There have never been as many opportunities to land voiceover jobs as we have today. Yet, as bitter a pill as that may be to swallow, statistics dictate it takes about 200 auditions to book a job. Considering a majority of your auditions for voiceover are done from home, here are some of the most common mistakes to avoid to increase your booking potential.

  1. Your slate should match the tone of your read. Slating your name at the top of the audition should match the volume of your take as well as match the “feel”, or emotional tone of the piece. For instance, if the audition requires a somber approach from you, it would be odd and inappropriate to offer a slate that’s perhaps overly cheerful and a complete departure from your overall performance. (Unless your intention is to be funny in real life.)

  1. Follow directions. It’s surprising, really, how only a few talent will read the details the agent painstakingly included in the email pertaining to what’s needed and wanted from you on the audition. Myself included. I embarrass myself at least once or twice a month by either reading too much, or even worse not enough, into the all-too-often simple instructions. When, where, and how define one project to the next, and always matter with potential clients, regardless the industry you’re in.
  1. If the audition is only 20 seconds or less, be sure to offer three takes on the same slate. (If you’re only happy with 2 takes, then submit 2 takes on the same slate/MP3.)

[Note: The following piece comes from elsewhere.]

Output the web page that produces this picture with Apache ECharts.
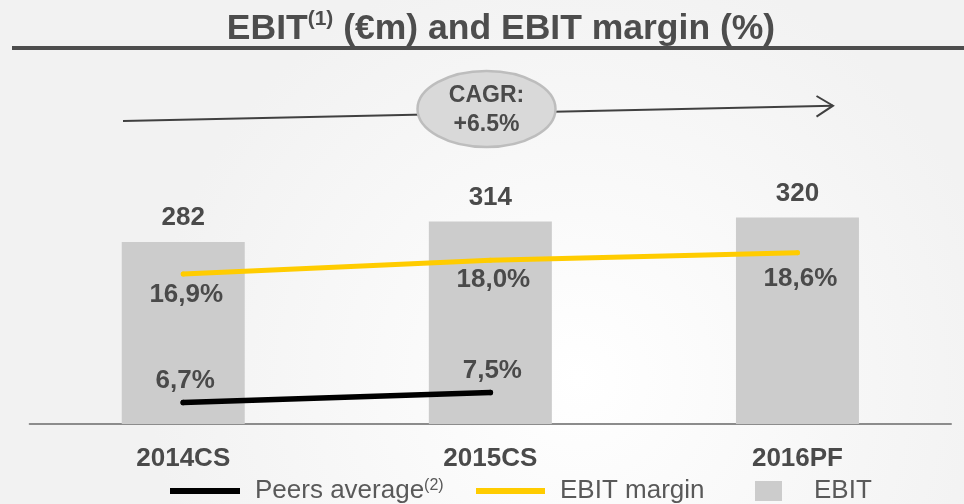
<!DOCTYPE html>
<html>
<head>
<meta charset="utf-8">
<script src="https://cdn.jsdelivr.net/npm/echarts@6/dist/echarts.min.js"></script>
<style>
  html, body { margin: 0; padding: 0; }
  #main { width: 964px; height: 504px; }
</style>
</head>
<body>
<div id="main"></div>
<script>
var categories = ['2014CS', '2015CS', '2016PF'];
var ebit = [282, 314, 320];
var ebitMargin = [16.9, 18.0, 18.6];
var peersAverage = [6.7, 7.5, null];
var cagrText = 'CAGR:\n+6.5%';

var FONT = 'Arial, "Liberation Sans", sans-serif';
var TEXT = '#4a4a4a';
// gap under each margin point (labels sit a bit unevenly in the original)
var marginGap = [5, 4, 11];

function pct(v) {
    return v.toFixed(1).replace('.', ',') + '%';
}

var myChart = echarts.init(document.getElementById('main'));

var option = {
    backgroundColor: {
        type: 'radial', x: 0.6, y: 0.75, r: 0.85,
        colorStops: [{offset: 0, color: '#ffffff'}, {offset: 1, color: '#f2f2f2'}]
    },
    animation: false,
    title: {
        text: '{a|EBIT}{s|(1)}{a| (€m) and EBIT margin (%)}',
        left: 496,
        top: 4,
        textAlign: 'center',
        textStyle: {
            rich: {
                a: {fontFamily: FONT, fontSize: 35.5, fontWeight: 'bold', color: '#4d4d4d', lineHeight: 40},
                s: {fontFamily: FONT, fontSize: 21, fontWeight: 'bold', color: '#4d4d4d', lineHeight: 40, verticalAlign: 'top', padding: [0, 0, 12, 0]}
            }
        }
    },
    grid: {left: 29.7, right: 13, top: 101.5, bottom: 80, outerBoundsMode: 'none'},
    xAxis: {
        type: 'category',
        data: categories,
        axisTick: {show: false},
        axisLine: {lineStyle: {color: '#8c8c8c', width: 2}},
        axisLabel: {fontFamily: FONT, fontSize: 26, fontWeight: 'bold', color: TEXT, margin: 22}
    },
    yAxis: [
        {type: 'value', min: 0, max: 500, show: false},
        {type: 'value', min: 5, max: 30.6, show: false}
    ],
    legend: [
        {
            data: ['Peers average'], left: 170, top: 478, padding: 0,
            icon: 'rect', itemWidth: 70, itemHeight: 6,
            formatter: function () { return '{t|Peers average}{s|(2)}'; },
            textStyle: {
                padding: [0, 0, 0, 10],
                rich: {
                    t: {fontFamily: FONT, fontSize: 26, color: '#595959'},
                    s: {fontFamily: FONT, fontSize: 16, color: '#595959', verticalAlign: 'top', padding: [0, 0, 10, 0]}
                }
            }
        },
        {
            data: ['EBIT margin'], left: 476, top: 478, padding: 0,
            icon: 'rect', itemWidth: 69, itemHeight: 6,
            textStyle: {fontFamily: FONT, fontSize: 26, color: '#595959', padding: [0, 0, 0, 10]}
        },
        {
            data: ['EBIT'], left: 755, top: 478, padding: 0,
            icon: 'rect', itemWidth: 27, itemHeight: 20,
            textStyle: {fontFamily: FONT, fontSize: 26, color: '#595959', padding: [0, 0, 0, 27]}
        }
    ],
    graphic: [
        {type: 'line', shape: {x1: 12, y1: 48, x2: 964, y2: 48}, style: {stroke: '#4d4d4d', lineWidth: 4}},
        {type: 'line', shape: {x1: 123, y1: 121, x2: 833, y2: 105.7}, style: {stroke: '#404040', lineWidth: 2}},
        {type: 'polyline', shape: {points: [[816.5, 96], [833, 105.7], [816.5, 116.7]]}, style: {stroke: '#404040', lineWidth: 2, fill: null}},
        {type: 'ellipse', shape: {cx: 486.5, cy: 109, rx: 69, ry: 38}, style: {fill: '#d9d9d9', stroke: '#bdbdbd', lineWidth: 2.5}},
        {
            type: 'text', x: 486.5, y: 110,
            style: {
                text: cagrText, x: 0, y: 0, align: 'center', verticalAlign: 'middle',
                fontFamily: FONT, fontSize: 23, fontWeight: 'bold', fill: TEXT, lineHeight: 29
            }
        }
    ],
    series: [
        {
            name: 'EBIT',
            type: 'bar',
            data: ebit,
            barWidth: 123,
            itemStyle: {color: '#cccccc'},
            z: 1,
            label: {
                show: true, position: 'top', distance: 11,
                fontFamily: FONT, fontSize: 26, fontWeight: 'bold', color: TEXT
            }
        },
        {
            name: 'EBIT margin',
            type: 'line',
            yAxisIndex: 1,
            data: ebitMargin.map(function (v, i) {
                return {value: v, label: {distance: marginGap[i]}};
            }),
            color: '#ffcc00',
            symbol: 'circle',
            symbolSize: 5,
            lineStyle: {width: 5, color: '#ffcc00', cap: 'round'},
            z: 3,
            label: {
                show: true, position: 'bottom', offset: [3, 0],
                fontFamily: FONT, fontSize: 26, fontWeight: 'bold', color: TEXT,
                formatter: function (p) { return pct(p.value); }
            }
        },
        {
            name: 'Peers average',
            type: 'line',
            yAxisIndex: 1,
            data: peersAverage,
            color: '#000000',
            symbol: 'circle',
            symbolSize: 5.5,
            lineStyle: {width: 5.5, color: '#000000', cap: 'round'},
            z: 3,
            label: {
                show: true, position: 'top', distance: 6, offset: [2, 0],
                fontFamily: FONT, fontSize: 26, fontWeight: 'bold', color: TEXT,
                formatter: function (p) { return pct(p.value); }
            }
        }
    ]
};

myChart.setOption(option);
</script>
</body>
</html>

  1. Do your homework. Confused as to what the product or service is? Not sure how to pronounce it, or any of the other terms used in the text? Look it up!
  1. Submit your auditions well before they are due. The quicker you turnaround your auditions, the more your agents will come to rely on you and therefore include you in more projects—even when the project might be something of stretch for you! Auditions are opportunities. It’s YOUR job to make the most of those opportunities. Besides, even if the specs state you have 2 to 3 days to turn the audition around, waiting till the eleventh hour could very well cost you the job. Clients typically cast the project well before the designated deadline originally given you. Keep in mind, their objective is to get the project produced, approved and shipped… and move on! That should be your objective as well.
  1. If you consistently submit poorly recorded/edited auditions you will not instill confidence.

  1. Don’t submit a dull read! You must self-direct and remember energy is interest. If you are interested, you are interesting. You’re paid to have a pulse. Remain creative!